Seu filme se afasta, assim, dos clichês do gênero
capa-e-espada o pirata heróico de bom coração
que conquista a mocinha, a ação desenfreada
e as cores berrantes em Technicolor para se centrar
na descrição do relacionamento dos tripulantes
entre si e destes com o HMS Surprise.
Descrição, justamente. Mestre dos Mares
é descritivo, técnico, metódico,
detalhista. Logo na primeira cena, Peter Weir informa
o número de canhões e de "almas"
transportadas pelo navio: de fato, a principal característica
do filme é a profusão de termos náuticos
e de piadas de marinheiro (incompreensíveis), aliados
à absoluta verossimilhança da fragata, perfeita
nos mínimos detalhes. Assim, o tecnicismo de Weir
se deve, em primeiro lugar, à tentativa de recriar
o mundo ligado à marinha inglesa do século
XIX, de encontro à proposta de O'Brien.
Contudo, esta leitura não satisfaz plenamente às
intenções do cineasta. Para justificar o
distanciamento narrativo empregado, outro motivo se impõe:
evitar o heroísmo habitual ao gênero, bem
como a exaltação nacionalista a que o filme
poderia descambar pois Mestre dos Mares não
idolatra a coragem de um grande capitão e de seus
comandados, mas antes mostra a imbecilidade da guerra
na qual se envolvem, levados que são pela nação
e pelo patriotismo que ela engendra.
Há uma seqüência reveladora em Mestre
dos Mares, na qual Aubrey fala para Maturin que o
HMS Surprise, na verdade, é a Inglaterra. Weir
arquiteta o filme para desembocar neste diálogo,
através da rede hierárquica que se estabelece
na fragata. Dessa forma, no nível mais baixo da
tripulação estão os marinheiros,
vindos de todas as partes do Reino Unido, que representam
os trabalhadores braçais. Já os oficiais aprendizes, segundos-tenentes, primeiros-tenentes, o
médico e o capitão integram a classe privilegiada,
cuja função é o comando. Para completar
a hierarquia, há referências constantes ao
Almirante Nelson, herói nacional que, mitificado
(ou seja, tornado símbolo), realiza a ponte entre
Lucky Jack e a nação (com toda a carga ideológica
que tal palavra possui) a que ele serve.
Assim, mais do que apenas recriar a vida nos navios ingleses
durante as Guerras Napoleônicas, Peter Weir revela
o próprio sistema de poder que a estrutura, desde
o relacionamento entre marinheiros (comandados) e oficiais
(comandantes) por exemplo, o oficial Hollom (Lee Ingleby)
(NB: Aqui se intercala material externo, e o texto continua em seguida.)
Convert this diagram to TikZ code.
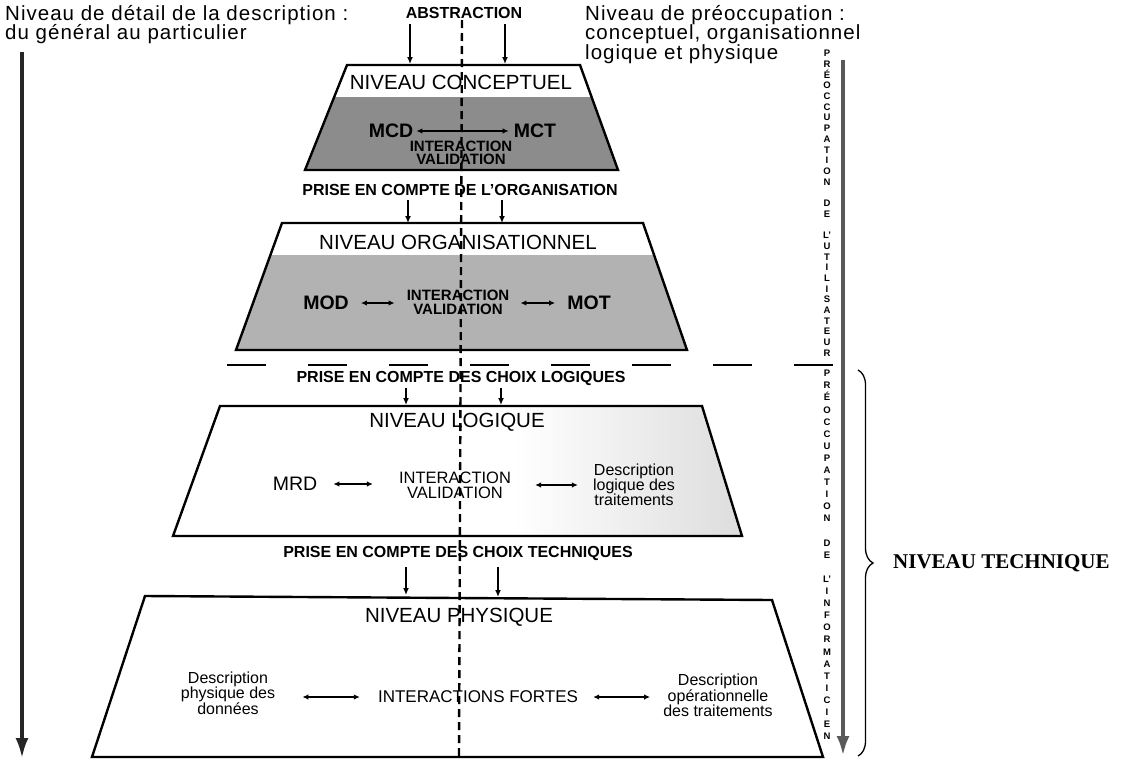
\documentclass[tikz,border=0pt]{standalone}
\usepackage{fontspec}
\setmainfont{Liberation Sans}
\newfontfamily\techfont{Liberation Serif}
\newfontfamily\hdrfont[LetterSpace=5]{Liberation Sans}
\usetikzlibrary{arrows.meta,decorations.pathreplacing}

\definecolor{concgray}{gray}{0.55}
\definecolor{orggray}{gray}{0.70}
\definecolor{axisgray}{gray}{0.35}
\pgfdeclarehorizontalshading{logshade}{100bp}{color(0bp)=(white); color(55bp)=(white); color(85bp)=(black!20); color(100bp)=(black!27)}

\begin{document}
\begin{tikzpicture}[x=1pt,y=-1pt,
  box/.style={draw=black,line width=2.4pt,line join=miter},
  ttl/.style={inner sep=0pt,font=\fontsize{20.5}{24}\selectfont},
  mdl/.style={inner sep=0pt,font=\fontsize{19.5}{22}\selectfont\bfseries},
  mdr/.style={inner sep=0pt,font=\fontsize{19.5}{22}\selectfont},
  itb/.style={inner sep=0pt,align=center,font=\fontsize{15}{13.5}\selectfont\bfseries},
  itr/.style={inner sep=0pt,align=center,font=\fontsize{16.5}{15}\selectfont},
  prise/.style={inner sep=0pt,font=\fontsize{16}{18}\selectfont\bfseries},
  desc/.style={inner sep=0pt,align=center,font=\fontsize{16}{15}\selectfont},
  hdr/.style={inner sep=0pt,anchor=base west,font=\hdrfont\fontsize{20.5}{20.5}\selectfont},
  vtxt/.style={inner sep=0pt,align=center,anchor=north},
  down/.style={-{Latex[length=7pt,width=6pt]},line width=1.6pt},
  dbl/.style={{Latex[length=6pt,width=5.5pt]}-{Latex[length=6pt,width=5.5pt]},line width=1.8pt},
  axis/.style={-{Latex[length=20pt,width=13pt]}},
]
\useasboundingbox (0,0) rectangle (1124,763);

% ---- headers
\node[hdr] (hdl1) at (5,20) {Niveau de détail de la description :};
\node[hdr] (hdl2) at (5,39.5) {du général au particulier};
\node[hdr] (hdr1) at (585,20) {Niveau de préoccupation :};
\node[hdr] (hdr2) at (585,39.5) {conceptuel, organisationnel};
\node[hdr] (hdr3) at (585,59) {logique et physique};
\node[prise] (abs) at (464,13) {ABSTRACTION};

% ---- side axes
\coordinate (lt) at (22,52); \coordinate (lb) at (22,758);
\draw[axis,black!85,line width=3.2pt] (lt) -- (lb);
\coordinate (rt) at (843,60); \coordinate (rb) at (843,756);
\draw[axis,axisgray,line width=4pt] (rt) -- (rb);

% ---- level shapes
\fill[white] (347,65) -- (580,65) -- (618,170) -- (305,170) -- cycle;
\fill[concgray] (334.2,97) -- (591.6,97) -- (618,170) -- (305,170) -- cycle;
\draw[box] (347,65) -- (580,65) -- (618,170) -- (305,170) -- cycle;

\fill[orggray] (270.4,255) -- (654.1,255) -- (687,350) -- (236,350) -- cycle;
\draw[box] (282,223) -- (643,223) -- (687,350) -- (236,350) -- cycle;

\shade[shading=logshade]
  (220,406) -- (702,406) -- (742,536) -- (173,536) -- cycle;
\draw[box] (220,406) -- (702,406) -- (742,536) -- (173,536) -- cycle;

\draw[box] (145,596) -- (772,600) -- (823,757) -- (92,757) -- cycle;

% ---- conceptual level
\coordinate (a0l) at (410,24); \coordinate (a0le) at (410,64);
\coordinate (a0r) at (505,24); \coordinate (a0re) at (505,64);
\draw[down] (a0l) -- (a0le);
\draw[down] (a0r) -- (a0re);
\node[ttl] (tc) at (461,82) {NIVEAU CONCEPTUEL};
\node[mdl] (mcd) at (391,131) {MCD};
\node[mdl] (mct) at (535,131) {MCT};
\node[itb] (ic) at (461,153) {INTERACTION\\VALIDATION};
\draw[dbl,shorten <=3pt,shorten >=5pt] (mcd.east) -- (mcd.east -| mct.west);

% ---- organisational level
\node[prise] (p1) at (460,190) {PRISE EN COMPTE DE L'ORGANISATION};
\coordinate (a1l) at (408,200); \coordinate (a1le) at (408,223);
\coordinate (a1r) at (502,200); \coordinate (a1re) at (502,223);
\draw[down] (a1l) -- (a1le);
\draw[down] (a1r) -- (a1re);
\node[ttl] (to) at (458,242) {NIVEAU ORGANISATIONNEL};
\node[mdl] (mod) at (326,303) {MOD};
\node[mdl] (mot) at (589,303) {MOT};
\node[itb,font=\fontsize{15}{14}\selectfont\bfseries] (io) at (458,302) {INTERACTION\\VALIDATION};
\draw[dbl,shorten <=12pt,shorten >=12pt] (mod.east) -- (mod.east -| io.west);
\draw[dbl,shorten <=11pt,shorten >=12pt] (mot.west -| io.east) -- (mot.west);

% ---- separator between user and IT concerns
\coordinate (sepL) at (227,365); \coordinate (sepR) at (838,365);
\draw[line width=1.6pt,dash pattern=on 39pt off 42pt] (sepL) -- (sepR);

% ---- logical level
\node[prise] (p2) at (461,378) {PRISE EN COMPTE DES CHOIX LOGIQUES};
\coordinate (a2l) at (406,388); \coordinate (a2le) at (406,405);
\coordinate (a2r) at (501,388); \coordinate (a2re) at (501,405);
\draw[down] (a2l) -- (a2le);
\draw[down] (a2r) -- (a2re);
\node[ttl] (tl) at (457,422) {NIVEAU LOGIQUE};
\node[mdr] (mrd) at (295,484) {MRD};
\node[itr] (il) at (455,485.5) {INTERACTION\\VALIDATION};
\node[desc] (dl) at (634,485) {Description\\logique des\\traitements};
\draw[dbl,shorten <=16pt,shorten >=26pt] (mrd.east) -- (mrd.east -| il.west);
\draw[dbl,shorten <=24pt,shorten >=15pt] (dl.west -| il.east) -- (dl.west);

% ---- physical level
\node[prise] (p3) at (458,553) {PRISE EN COMPTE DES CHOIX TECHNIQUES};
\coordinate (a3l) at (406,567); \coordinate (a3le) at (406,595);
\coordinate (a3r) at (498,567); \coordinate (a3re) at (498,597);
\draw[down] (a3l) -- (a3le);
\draw[down] (a3r) -- (a3re);
\node[ttl] (tp) at (459,617) {NIVEAU PHYSIQUE};
\node[desc] (dp) at (228,693) {Description\\physique des\\données};
\node[itr,font=\fontsize{17}{17}\selectfont] (ip) at (478,697) {INTERACTIONS FORTES};
\node[desc] (dop) at (718,695) {Description\\opérationnelle\\des traitements};
\draw[dbl,shorten <=27pt,shorten >=18pt] (dp.east |- ip.west) -- (ip.west);
\draw[dbl,shorten <=15pt,shorten >=13pt] (ip.east) -- (ip.east -| dop.west);

% ---- central dashed axis
\coordinate (ct) at (462,20); \coordinate (cb) at (459,757);
\draw[line width=2.4pt,dash pattern=on 8pt off 5pt] (ct) -- (cb);

% ---- vertical labels along the right axis
\node[vtxt,font=\fontsize{9.5}{10.7}\selectfont\bfseries] (vu) at (827,50)
  {P\\R\\É\\O\\C\\C\\U\\P\\A\\T\\I\\O\\N\\[10.7pt]D\\E\\[10.7pt]L'\\U\\T\\I\\L\\I\\S\\A\\T\\E\\U\\R};
\node[vtxt,font=\fontsize{9.5}{12.1}\selectfont\bfseries] (vi) at (827,370)
  {P\\R\\É\\O\\C\\C\\U\\P\\A\\T\\I\\O\\N\\[12.1pt]D\\E\\[12.1pt]L'\\I\\N\\F\\O\\R\\M\\A\\T\\I\\C\\I\\E\\N};

% ---- technical level brace
\coordinate (bt) at (858,370); \coordinate (bb) at (858,756);
\draw[decorate,decoration={brace,amplitude=15pt},line width=1.3pt] (bt) -- (bb);
\node[inner sep=0pt,anchor=west,font=\techfont\bfseries\fontsize{21}{21}\selectfont] (tech) at (893,563) {NIVEAU TECHNIQUE};
\end{tikzpicture}
\end{document}
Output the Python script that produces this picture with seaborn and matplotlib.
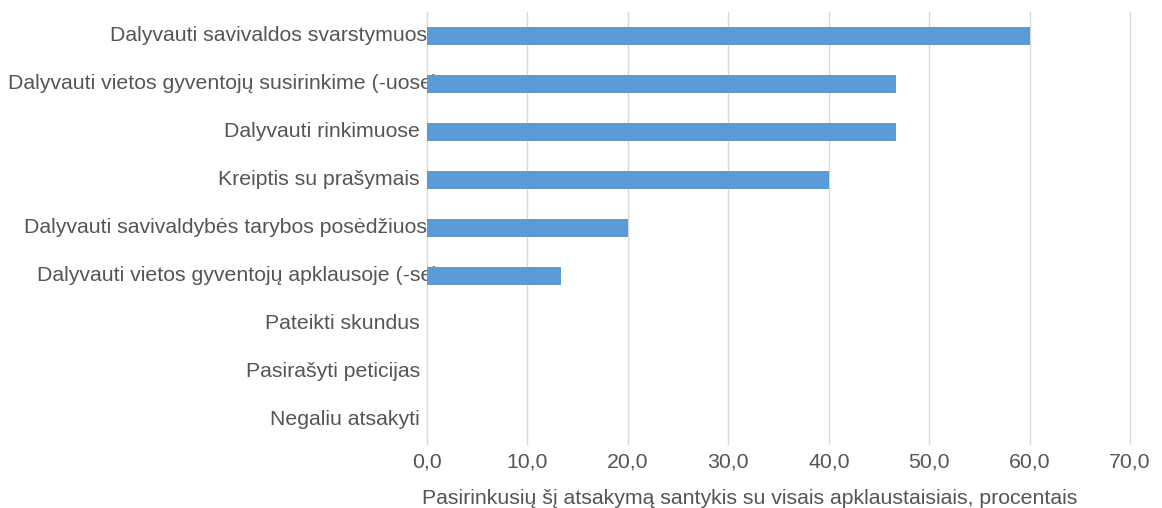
import numpy as np
import pandas as pd
import seaborn as sns
import matplotlib.pyplot as plt
from matplotlib.transforms import offset_copy

categories = [
    'Dalyvauti savivaldos svarstymuose',
    'Dalyvauti vietos gyventojų susirinkime (-uose)',
    'Dalyvauti rinkimuose',
    'Kreiptis su prašymais',
    'Dalyvauti savivaldybės tarybos posėdžiuose',
    'Dalyvauti vietos gyventojų apklausoje (-se)',
    'Pateikti skundus',
    'Pasirašyti peticijas',
    'Negaliu atsakyti',
]
values = [60.0, 46.7, 46.7, 40.0, 20.0, 13.3, 0.0, 0.0, 0.0]
xticks = [0, 10, 20, 30, 40, 50, 60, 70]
xlabel = 'Pasirinkusių šį atsakymą santykis su visais apklaustaisiais, procentais'

sns.set_style('white')
plt.rcParams['font.family'] = ['Liberation Sans', 'DejaVu Sans']

text_color = '#555555'
bar_color = '#5B9BD5'
fs = 15.3

df = pd.DataFrame({'cat': categories, 'val': values})

fig = plt.figure(figsize=(11.62, 5.08), dpi=100)
ax = fig.add_axes([0.3675, 0.126, 0.605, 0.8504])

sns.barplot(data=df, x='val', y='cat', orient='h', color=bar_color,
            saturation=1, width=0.38, linewidth=0, edgecolor='none',
            ax=ax, zorder=2)

ax.set_xlim(0, 70)
ax.set_ylim(len(categories) - 0.5, -0.5)
ax.set_xticks(xticks)
ax.set_xticklabels([f'{v:.1f}'.replace('.', ',') for v in xticks])
ax.tick_params(axis='x', length=0, pad=6, labelsize=fs, labelcolor=text_color)
ax.set_yticks([])
ax.set_ylabel('')
ax.set_xlabel(xlabel, fontsize=fs, color=text_color)
ax.xaxis.set_label_coords(0.459, -0.105)
ax.xaxis.label.set_va('top')

ax.set_axisbelow(True)
ax.grid(axis='x', color='#D9D9D9', linewidth=1)
ax.grid(axis='y', visible=False)
for gl in ax.get_xgridlines():
    gl.set_clip_on(False)
for s in ax.spines.values():
    s.set_visible(False)

# category labels sit under the bars, long ones overflow into the plot
for i, c in enumerate(categories):
    dx = 12 if len(c) > 25 else -7
    tr = offset_copy(ax.get_yaxis_transform(), fig=fig, x=dx, y=-5, units='dots')
    ax.text(0, i, c, transform=tr, ha='right', va='baseline', fontsize=fs,
            color=text_color, zorder=0.5, clip_on=False)

fig.savefig('out.png', dpi=100)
tenta confraternizar com os marinheiros, mas é
rechaçado e perde o respeito de seus subalternos:
a natureza do poder não é a bondade, e sim
o medo, o terror e a fé cega até a Ordem
máxima, ou seja, o país, personificado no
HMS Surprise, que subjuga os tripulantes por meio da crença
nacionalista. Poderia-se dizer que Mestre dos Mares
retoma Moby Dick; no entanto, ao invés de
Ahab obcecado pela baleia branca, para dela vingar-se,
há Jack Aubrey cumprindo seu dever, perseguindo
o Acheron em nome da pátria. Acontecimento, por
certo, absurdo: por que combater do outro lado do mundo,
sem mesmo saber se a guerra na Europa ainda continua ou
se já terminou?
À loucura da guerra, o diretor, porém, opõe
as paradisíacas Ilhas Galápagos, que despertam
no cirurgião seu lado de naturalista. Junto a Blakeney
(cujo braço foi amputado pelo médico), Maturin
parte para catalogar as espécies locais desconhecidas,
que o maravilham pela adaptabilidade que possuem frente
aos mais improváveis ambientes. Ao transferir a
capacidade de sobrevivência das plantas e dos animais
pesquisados aos próprios tripulantes a borco da
fragata, Peter Weir se mantém fiel à temática
que desenvolve em seu cinema, a saber, a luta do indivíduo
para se libertar das instâncias sociais que o oprimem
(representadas, em Mestre dos Mares, pela cultura
e pela ideologia interiorizadas pelos personagens, na
condição de "cidadãos britânicos").
Em Mestre dos Mares, portanto, a tripulação
do HMS Surprise resiste às batalhas insanas simplesmente
continuando a viver. Outra forma de resistência,
para Aubrey e Maturin, é a arte: apesar de jamais
se livrarem da pátria, eles encontram a liberdade
quando imersos no dueto musical (capitão ao violino,
cirurgião ao violoncelo) que encerra o filme. É
como se o mundo, com todas as fronteiras entre os países,
deixasse de existir naquele momento.